• _Task directions_
Copy out the line that contains "Give me the matplotlib source for this chart.", the line that contains "leg.get_frame().set_linewidth(1.0)", and every line between them, exactly, and nothing else.

• _Stored data_
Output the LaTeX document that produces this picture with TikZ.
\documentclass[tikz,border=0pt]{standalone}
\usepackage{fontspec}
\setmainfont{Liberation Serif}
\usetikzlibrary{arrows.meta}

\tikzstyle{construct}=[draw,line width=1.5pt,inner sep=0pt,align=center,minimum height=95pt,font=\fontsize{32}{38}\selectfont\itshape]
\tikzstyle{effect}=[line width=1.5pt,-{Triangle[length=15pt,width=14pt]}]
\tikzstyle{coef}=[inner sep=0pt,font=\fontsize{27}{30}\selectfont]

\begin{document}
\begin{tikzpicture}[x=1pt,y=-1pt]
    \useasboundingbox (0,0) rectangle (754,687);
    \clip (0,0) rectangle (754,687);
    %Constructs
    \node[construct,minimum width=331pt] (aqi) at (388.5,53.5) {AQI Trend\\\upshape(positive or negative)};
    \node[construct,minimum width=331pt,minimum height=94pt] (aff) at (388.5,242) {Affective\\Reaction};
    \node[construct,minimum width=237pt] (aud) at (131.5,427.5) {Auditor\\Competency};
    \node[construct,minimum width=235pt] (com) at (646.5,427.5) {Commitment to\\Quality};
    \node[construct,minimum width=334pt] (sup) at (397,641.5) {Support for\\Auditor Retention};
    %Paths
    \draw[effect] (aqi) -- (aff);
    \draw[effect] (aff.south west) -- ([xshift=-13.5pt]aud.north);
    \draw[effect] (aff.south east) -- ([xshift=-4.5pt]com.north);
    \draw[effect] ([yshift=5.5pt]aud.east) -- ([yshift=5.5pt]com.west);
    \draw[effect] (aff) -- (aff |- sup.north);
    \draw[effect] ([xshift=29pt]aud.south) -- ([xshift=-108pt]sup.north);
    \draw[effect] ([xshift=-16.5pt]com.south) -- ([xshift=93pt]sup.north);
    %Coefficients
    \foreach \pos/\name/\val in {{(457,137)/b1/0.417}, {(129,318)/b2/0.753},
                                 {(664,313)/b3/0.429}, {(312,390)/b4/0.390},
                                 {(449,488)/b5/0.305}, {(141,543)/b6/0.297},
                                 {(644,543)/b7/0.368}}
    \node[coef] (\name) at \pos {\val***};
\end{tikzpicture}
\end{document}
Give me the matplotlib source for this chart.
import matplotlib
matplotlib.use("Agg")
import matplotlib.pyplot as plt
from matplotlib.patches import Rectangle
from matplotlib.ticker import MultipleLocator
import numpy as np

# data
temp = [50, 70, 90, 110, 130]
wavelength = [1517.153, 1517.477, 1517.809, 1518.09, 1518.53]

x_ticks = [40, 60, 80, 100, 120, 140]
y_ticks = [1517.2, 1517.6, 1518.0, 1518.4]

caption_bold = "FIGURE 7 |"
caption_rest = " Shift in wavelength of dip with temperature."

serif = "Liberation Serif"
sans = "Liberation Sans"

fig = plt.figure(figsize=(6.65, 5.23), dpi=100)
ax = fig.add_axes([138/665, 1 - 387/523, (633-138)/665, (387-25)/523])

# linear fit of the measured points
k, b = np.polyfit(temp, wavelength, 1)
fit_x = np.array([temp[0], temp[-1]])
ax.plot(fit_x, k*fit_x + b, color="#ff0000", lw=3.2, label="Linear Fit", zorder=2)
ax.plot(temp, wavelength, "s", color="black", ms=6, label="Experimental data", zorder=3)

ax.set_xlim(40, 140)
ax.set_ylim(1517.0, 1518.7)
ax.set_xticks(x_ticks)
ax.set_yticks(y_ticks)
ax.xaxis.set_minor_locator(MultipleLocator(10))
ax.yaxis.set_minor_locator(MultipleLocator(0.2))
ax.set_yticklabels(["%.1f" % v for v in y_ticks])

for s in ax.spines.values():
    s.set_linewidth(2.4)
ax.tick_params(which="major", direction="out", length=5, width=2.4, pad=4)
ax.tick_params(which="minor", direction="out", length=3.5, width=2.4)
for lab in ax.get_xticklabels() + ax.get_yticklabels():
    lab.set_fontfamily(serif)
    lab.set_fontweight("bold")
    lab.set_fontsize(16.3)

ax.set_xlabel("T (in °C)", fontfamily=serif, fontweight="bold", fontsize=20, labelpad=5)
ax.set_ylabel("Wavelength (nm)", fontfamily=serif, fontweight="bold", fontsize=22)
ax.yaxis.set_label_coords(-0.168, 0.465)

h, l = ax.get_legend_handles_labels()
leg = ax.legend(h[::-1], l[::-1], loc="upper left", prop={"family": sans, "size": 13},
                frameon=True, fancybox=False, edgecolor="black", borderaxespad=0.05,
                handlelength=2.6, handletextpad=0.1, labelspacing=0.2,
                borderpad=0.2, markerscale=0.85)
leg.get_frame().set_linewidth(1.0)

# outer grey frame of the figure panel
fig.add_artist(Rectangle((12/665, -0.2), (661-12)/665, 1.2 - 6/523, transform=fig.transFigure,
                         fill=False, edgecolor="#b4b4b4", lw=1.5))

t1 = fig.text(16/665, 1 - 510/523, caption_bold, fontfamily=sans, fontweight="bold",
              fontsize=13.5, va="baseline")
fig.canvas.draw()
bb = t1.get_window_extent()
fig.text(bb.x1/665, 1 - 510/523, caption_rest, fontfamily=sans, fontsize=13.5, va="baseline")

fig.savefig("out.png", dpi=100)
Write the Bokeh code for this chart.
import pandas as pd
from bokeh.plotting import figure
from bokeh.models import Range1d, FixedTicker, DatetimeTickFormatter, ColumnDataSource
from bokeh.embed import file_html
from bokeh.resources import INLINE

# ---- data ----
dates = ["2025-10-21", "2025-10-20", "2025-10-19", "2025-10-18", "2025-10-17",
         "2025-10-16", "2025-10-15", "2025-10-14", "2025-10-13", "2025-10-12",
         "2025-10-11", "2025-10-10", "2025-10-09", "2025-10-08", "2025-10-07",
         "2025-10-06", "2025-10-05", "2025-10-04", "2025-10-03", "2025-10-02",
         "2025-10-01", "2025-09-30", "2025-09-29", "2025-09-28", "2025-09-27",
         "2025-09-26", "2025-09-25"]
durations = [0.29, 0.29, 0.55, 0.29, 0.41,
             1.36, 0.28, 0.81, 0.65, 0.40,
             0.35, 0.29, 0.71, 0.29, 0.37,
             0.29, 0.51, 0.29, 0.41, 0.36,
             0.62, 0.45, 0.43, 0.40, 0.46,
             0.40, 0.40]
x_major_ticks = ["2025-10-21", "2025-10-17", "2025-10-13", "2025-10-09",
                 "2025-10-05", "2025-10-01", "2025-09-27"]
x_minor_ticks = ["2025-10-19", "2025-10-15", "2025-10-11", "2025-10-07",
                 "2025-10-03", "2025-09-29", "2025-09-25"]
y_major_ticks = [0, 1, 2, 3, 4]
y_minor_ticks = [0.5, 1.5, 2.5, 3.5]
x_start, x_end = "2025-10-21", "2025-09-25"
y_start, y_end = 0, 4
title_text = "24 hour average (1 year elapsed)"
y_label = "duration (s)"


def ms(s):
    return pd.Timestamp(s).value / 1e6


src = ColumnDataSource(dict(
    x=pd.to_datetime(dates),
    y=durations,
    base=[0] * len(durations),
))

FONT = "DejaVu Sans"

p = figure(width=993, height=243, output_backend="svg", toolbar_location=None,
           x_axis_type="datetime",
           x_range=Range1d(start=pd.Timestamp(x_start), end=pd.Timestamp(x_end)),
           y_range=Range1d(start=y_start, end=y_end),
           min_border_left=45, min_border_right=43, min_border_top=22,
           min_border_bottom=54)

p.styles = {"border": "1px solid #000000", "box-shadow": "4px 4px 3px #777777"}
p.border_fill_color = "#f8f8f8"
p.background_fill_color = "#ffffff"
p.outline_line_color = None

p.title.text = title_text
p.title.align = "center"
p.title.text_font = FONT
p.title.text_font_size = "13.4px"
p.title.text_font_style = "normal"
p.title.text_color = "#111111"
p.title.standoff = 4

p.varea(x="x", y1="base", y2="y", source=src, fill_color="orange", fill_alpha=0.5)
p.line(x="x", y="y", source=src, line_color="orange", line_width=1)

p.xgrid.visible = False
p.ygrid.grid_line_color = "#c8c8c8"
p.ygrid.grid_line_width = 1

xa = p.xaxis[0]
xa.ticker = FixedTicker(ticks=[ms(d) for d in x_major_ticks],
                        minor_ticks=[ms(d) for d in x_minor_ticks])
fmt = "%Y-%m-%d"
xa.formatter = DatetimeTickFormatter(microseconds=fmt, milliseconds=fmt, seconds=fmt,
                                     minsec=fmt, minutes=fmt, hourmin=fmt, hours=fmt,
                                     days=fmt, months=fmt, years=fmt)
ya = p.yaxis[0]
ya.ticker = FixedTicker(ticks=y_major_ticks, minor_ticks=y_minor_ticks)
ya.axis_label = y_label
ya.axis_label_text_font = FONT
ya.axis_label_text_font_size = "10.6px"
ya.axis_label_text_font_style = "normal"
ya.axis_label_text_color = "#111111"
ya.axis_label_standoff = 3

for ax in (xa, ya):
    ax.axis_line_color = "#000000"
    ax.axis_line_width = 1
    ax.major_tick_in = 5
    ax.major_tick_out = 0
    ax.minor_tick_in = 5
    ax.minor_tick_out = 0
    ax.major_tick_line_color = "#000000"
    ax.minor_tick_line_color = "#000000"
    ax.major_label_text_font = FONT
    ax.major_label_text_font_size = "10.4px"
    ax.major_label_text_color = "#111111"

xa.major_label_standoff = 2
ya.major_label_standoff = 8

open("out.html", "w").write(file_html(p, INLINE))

• _Exercise result_
Give me the matplotlib source for this chart.
import matplotlib
matplotlib.use("Agg")
import matplotlib.pyplot as plt
from matplotlib.patches import Rectangle
from matplotlib.ticker import MultipleLocator
import numpy as np

# data
temp = [50, 70, 90, 110, 130]
wavelength = [1517.153, 1517.477, 1517.809, 1518.09, 1518.53]

x_ticks = [40, 60, 80, 100, 120, 140]
y_ticks = [1517.2, 1517.6, 1518.0, 1518.4]

caption_bold = "FIGURE 7 |"
caption_rest = " Shift in wavelength of dip with temperature."

serif = "Liberation Serif"
sans = "Liberation Sans"

fig = plt.figure(figsize=(6.65, 5.23), dpi=100)
ax = fig.add_axes([138/665, 1 - 387/523, (633-138)/665, (387-25)/523])

# linear fit of the measured points
k, b = np.polyfit(temp, wavelength, 1)
fit_x = np.array([temp[0], temp[-1]])
ax.plot(fit_x, k*fit_x + b, color="#ff0000", lw=3.2, label="Linear Fit", zorder=2)
ax.plot(temp, wavelength, "s", color="black", ms=6, label="Experimental data", zorder=3)

ax.set_xlim(40, 140)
ax.set_ylim(1517.0, 1518.7)
ax.set_xticks(x_ticks)
ax.set_yticks(y_ticks)
ax.xaxis.set_minor_locator(MultipleLocator(10))
ax.yaxis.set_minor_locator(MultipleLocator(0.2))
ax.set_yticklabels(["%.1f" % v for v in y_ticks])

for s in ax.spines.values():
    s.set_linewidth(2.4)
ax.tick_params(which="major", direction="out", length=5, width=2.4, pad=4)
ax.tick_params(which="minor", direction="out", length=3.5, width=2.4)
for lab in ax.get_xticklabels() + ax.get_yticklabels():
    lab.set_fontfamily(serif)
    lab.set_fontweight("bold")
    lab.set_fontsize(16.3)

ax.set_xlabel("T (in °C)", fontfamily=serif, fontweight="bold", fontsize=20, labelpad=5)
ax.set_ylabel("Wavelength (nm)", fontfamily=serif, fontweight="bold", fontsize=22)
ax.yaxis.set_label_coords(-0.168, 0.465)

h, l = ax.get_legend_handles_labels()
leg = ax.legend(h[::-1], l[::-1], loc="upper left", prop={"family": sans, "size": 13},
                frameon=True, fancybox=False, edgecolor="black", borderaxespad=0.05,
                handlelength=2.6, handletextpad=0.1, labelspacing=0.2,
                borderpad=0.2, markerscale=0.85)
leg.get_frame().set_linewidth(1.0)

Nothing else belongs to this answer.